Nice to Have Company, But...

Washington -- It's nice to see a like-minded author write on higher education finance in a prominent Capitol Hill publication. Ingrid Schroeder, director of fiscal federalism initiatives at the Pew Charitable Trusts, makes a strong case for a better understanding of how higher education funding streams interact in her article "Footing the Bill for Higher Education." An excerpt:

Both states and the federal government contribute significant funding to higher education — similar to transportation, K-12 education and other policy areas. However, higher education is unlike these other areas, where there are generally federal-state funding matches or states are required to maintain a certain funding level to receive federal dollars. In higher education, states can, for the most part, cut spending without a loss of federal support.
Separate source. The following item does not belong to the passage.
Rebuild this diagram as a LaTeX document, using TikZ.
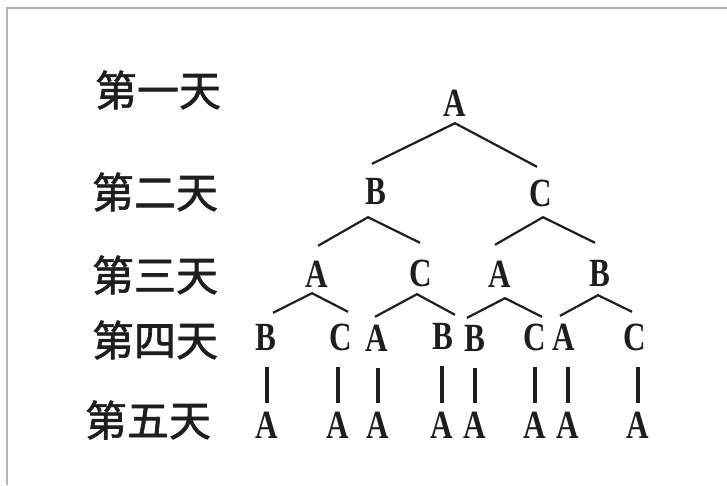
\documentclass[tikz,border=0pt]{standalone}
\usepackage{fontspec}
\newfontfamily\cjk[FakeBold=1.6]{Noto Sans CJK SC}
\newfontfamily\lat[FakeStretch=0.78]{Liberation Serif}
\definecolor{ink}{HTML}{1E1E1E}
\definecolor{framegray}{HTML}{B4B4B4}
\begin{document}
\begin{tikzpicture}[x=1pt,y=-1pt,
  day/.style={font=\cjk\fontsize{42}{42}\selectfont, text=ink, inner sep=0pt},
  let/.style={font=\lat\bfseries\fontsize{40}{40}\selectfont, text=ink, inner sep=0pt, text height=26pt, text depth=0pt},
  br/.style={draw=ink, line width=2.2pt},
  bar/.style={draw=ink, line width=3.2pt}]
\useasboundingbox (0,0) rectangle (727,485);
\draw[framegray, line width=2pt] (7,485) -- (7,7.5) -- (727,7.5);
% day labels
\node[day] (d1) at (158,90) {第一天};
\node[day] (d2) at (155,192) {第二天};
\node[day] (d3) at (155,275) {第三天};
\node[day] (d4) at (155,340) {第四天};
\node[day] (d5) at (148,420) {第五天};
% level 1
\node[let] (a) at (455,103) {A};
% level 2
\node[let] (b) at (376,191) {B};
\node[let] (c) at (541,193) {C};
% level 3
\node[let] (ba) at (317,274) {A};
\node[let] (bc) at (421,273) {C};
\node[let] (ca) at (500,274) {A};
\node[let] (cb) at (600,273) {B};
% level 4
\node[let] (bab) at (266,337) {B};
\node[let] (bac) at (341,337) {C};
\node[let] (bca) at (377,338) {A};
\node[let] (bcb) at (443,336) {B};
\node[let] (cab) at (475,338) {B};
\node[let] (cac) at (535,337) {C};
\node[let] (cba) at (564,337) {A};
\node[let] (cbc) at (635,337) {C};
% level 5
\node[let] (e1) at (267,425) {A};
\node[let] (e2) at (338,425) {A};
\node[let] (e3) at (378,425) {A};
\node[let] (e4) at (442,425) {A};
\node[let] (e5) at (475,425) {A};
\node[let] (e6) at (535,425) {A};
\node[let] (e7) at (568,425) {A};
\node[let] (e8) at (638,425) {A};
% branches level 1 -> 2
\draw[br] ([xshift=-4pt,yshift=14pt]b.north) -- ([yshift=-7pt]a.south) -- ([xshift=-4pt,yshift=13pt]c.north);
% level 2 -> 3
\draw[br] ([xshift=1pt,yshift=15pt]ba.north) -- ([xshift=-8pt,yshift=-13pt]b.south) -- ([xshift=-1pt,yshift=17pt]bc.north);
\draw[br] ([xshift=-5pt,yshift=16pt]ca.north) -- ([xshift=2pt,yshift=-11pt]c.south) -- ([xshift=-5pt,yshift=17pt]cb.north);
% level 3 -> 4
\draw[br] ([xshift=7pt,yshift=11pt]bab.north) -- ([xshift=-5pt,yshift=-6pt]ba.south) -- ([xshift=7pt,yshift=12pt]bac.north);
\draw[br] ([xshift=-2pt,yshift=8pt]bca.north) -- ([xshift=-4pt,yshift=-8pt]bc.south) -- ([xshift=12pt,yshift=8pt]bcb.north);
\draw[br] ([xshift=-8pt,yshift=7pt]cab.north) -- ([xshift=5pt,yshift=-11pt]ca.south) -- ([xshift=7pt,yshift=7pt]cac.north);
\draw[br] ([xshift=-4pt,yshift=8pt]cba.north) -- ([xshift=-2pt,yshift=-9pt]cb.south) -- ([xshift=-3pt,yshift=12pt]cbc.north);
% bars level 4 -> 5
\foreach \u/\e in {bab/e1,bac/e2,bca/e3,bcb/e4,cab/e5,cac/e6,cba/e7,cbc/e8}{
  \draw[bar, shorten <=17pt, shorten >=9pt] (\e.north |- \u.south) -- (\e.north);
}
\end{tikzpicture}
\end{document}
But it's disappointing, so far, that those in Congress with committee jurisdiction over higher education have yet to put forth changes to the Higher Education Act that reflect an understanding of these increasingly painful realities of fiscal federalism. Although the federal government continues to pour billions into higher education, states and institutions have been reducing their support in the very area -- college affordability -- where the federal government has been increasing its spending. One result is student loan debt that now exceeds $1.3 trillion nationwide and is a drag on the economy, not to mention how student loan debt gone wrong is taking a devastating toll on millions of individuals and families.

Instead of using the tools of fiscal federalism to keep federal, state, and institutional funding streams in balance, Congress over the years has been killing off or strangling the programs in the Higher Education Act that contain matching and maintenance of effort provisions. It's not as if the federal fiscal effort needs huge increases; what it desperately needs is re-balancing among the various spending and tax expenditure programs to draw the states and the institutions back into "cooperative federalism."

To the credit of several past and present presidential candidates of both parties, their proposals for higher education affordability acknowledge the role that states and institutions must play. Where is the Congress?